My last was a MB Air 2013 so maybe this is new behavior that I'm just not used to, but it seems strange. If I had to unplug and leave, I'd expect to be leaving with 100% charge.
Edit: "Optimized Battery Charging" was turned on as commenter mentioned, thanks for the tech support HN!
80% is the 'ideal storage' condition for the battery. If it's always charging to 100%, the battery life is pretty dramatically shortened.
Apple enabled this new charging manager that tries to learn your patterns (if you always unplug in the AM and leave with it, it'll learn to charge to 100% before you leave, for example). You can also click the battery icon in the tray (if you have that turned on) and tell it to charge to 100% 'right now', which only takes a minute or two with a full size charger.

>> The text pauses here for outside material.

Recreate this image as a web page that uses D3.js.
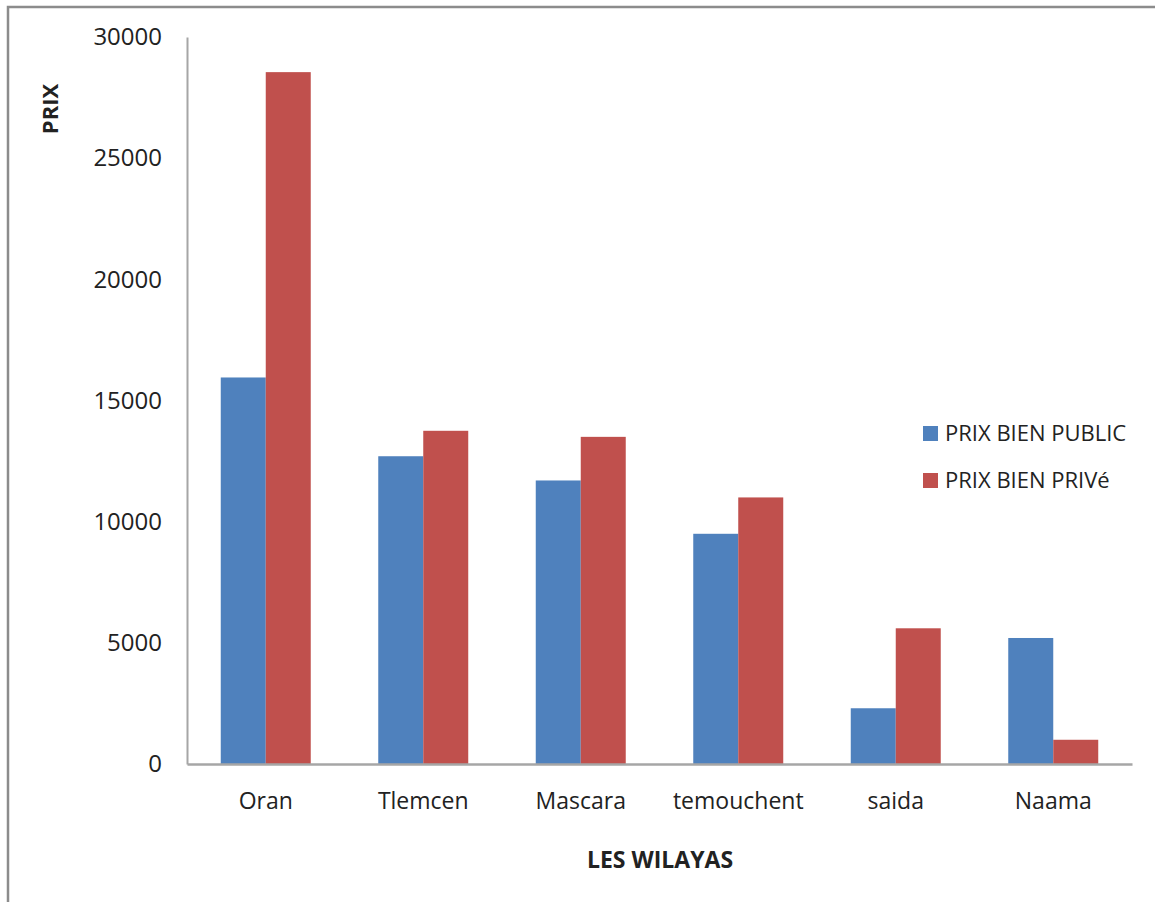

This is a positive thing for the life of your battery, but if you do want to disable it, there's a setting in System Settings - click the 'i' in the circle next to Battery Health, and turn off 'Optimize Battery Charging' there.
One of the many utilities I love that comes with my Set App subscription is AlDente Pro. As others have pointed out, it allows me to set 80% as the max for my battery and it also will change the color of the LED on the magsafe connector to green once it gets to 80% and charging stops.
I had optimized battery charging enabled but my Mac seemed to always charge to 100% - with Al Dente I can force it to do what I want.
And recently I found Al Dente pausing charging because the battery temp got too warm. So then I went down a rabbit hole and found out I could tweak the fans up slightly higher with iStat Menus (also part of my Set app sub).
There are other utilities that will do similar things - those just happen to be two I use, especially since I tend to use my MBP plugged in the majority of the time.
I was having problems charging with my magsafe cable and for the last month was using the usb-c port to charge.
Today i took if of the drawer and it is magically working again.
I am using the beta mac os 13.2 so it may have solved my problem.
I've had a new MacBook Air M2 for a few weeks now. I've been charging exclusively with a USB-C charger. Is there any advantage to charging via magsafe?